Being able to unpick the 'recipe level' conversion data as well as 'ingredient level' is pretty cool. You simply can't decode multiple tests unless your testing package supports multiple tests (not always easy to implement) or you integrate with analytics. Besides which, looking at analytics data is always richer than that given by the testing vendors. I'd also say it was more reliable too!
5. Where do you stand on micro testing vs big bold changes?
Micro testing is good to break the ice - to convince the boss or allow the team to build a simple test, as proof of concept. However, there is a big caveat - often, small changes (for example, on forms copy) can have huge impacts on conversion. The answer is 'it depends' - on the flow of money, conversion, loss on any site.
Without knowledge of the leak data and where you need to work on first, the style of testing isn't decided yet. You may have, like one client recently, a lead gen form that drove all their business. Small micro changes there or across a site-wide test can have huge impacts.
There is one bit of advice - micro testing is for me about the scale of the testing. Bold changes are about your approach to testing and the two aren't always the same. In order to measure any effect you are testing, making bold changes is more likely to 'get a reaction' - positive or negative - from the creative you are testing.
By being less cautious, you reduce the risk of tests with little shift in behaviour and weak statistical evidence to support that anything has happened.

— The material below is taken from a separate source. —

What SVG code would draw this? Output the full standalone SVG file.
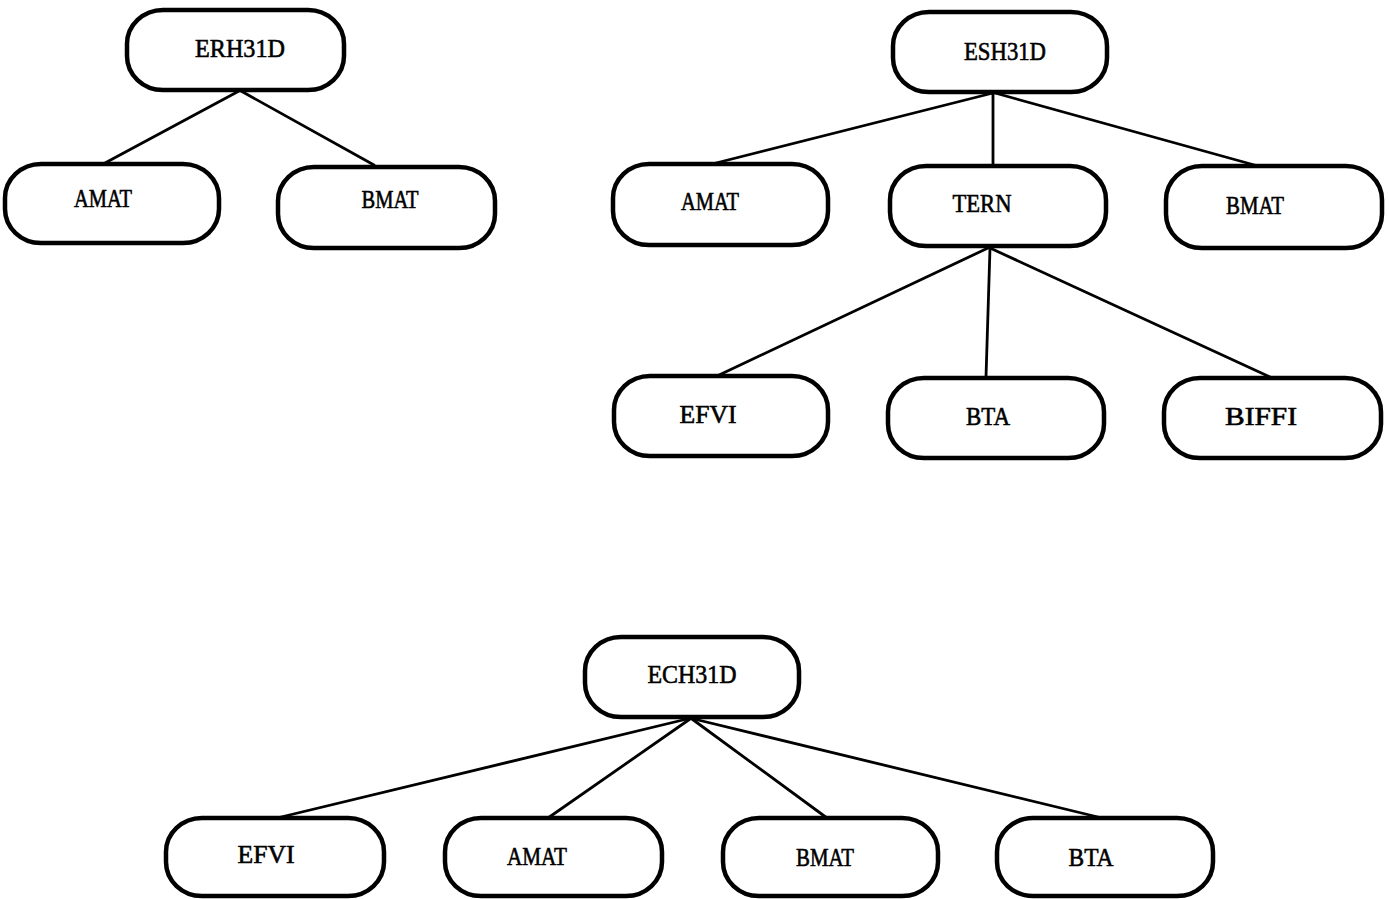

Be brave, be bold and be prepared to fail. If you're not failing, you are probably being too cautious or aren't testing enough.
6. What advice would you give organisations with extremely limited resources both financial and / human but who still want to embark on a split testing program?
With this question I’m trying to decouple best practice from real world pragmatism to understand if there really are any circumstances under which a split testing program should not be attempted.
If you haven't got enough traffic to test, you simply have to be honest with yourself - there aren't enough 'people here' to do anything with. And the secret to increasing that traffic probably isn't initially in simply running AB tests on stuff randomly. There are ALWAYS customers - understanding them, reaching out to them, surveying them, measuring them, comprehending them, empathising with their situation - is a limitless field of useful information for any site owner. I have advice for how to deal with low traffic sites in my slide decks (www.slideshare.net/sullivac) but if there is no way to test, then there isn't enough traffic to do much apart from try to understand how to grow it! Here's an example from last year's Smart Insights conference.
When you are tight for resource then I would recommend having people 'mentor' your testing programme. Hire someone to help you run things and then get some oversight and advice from an expert at regular review points.
Even if you can't afford a testing person, there are small agencies who can either run the entire testing programme for you or work with your team to transfer knowledge and solid practice on running things. Whether you want to build your own internal testing resource or augment the work of an existing team, there are solutions there that won't cost the earth.
I'll mention the traffic thing again - if you don't have enough to AB test - you have a different problem you need to focus on... The intersection of your product with the heads of customers.
My thanks to Craig for giving generously of his time and wisdom in answering these questions and adding to our guide!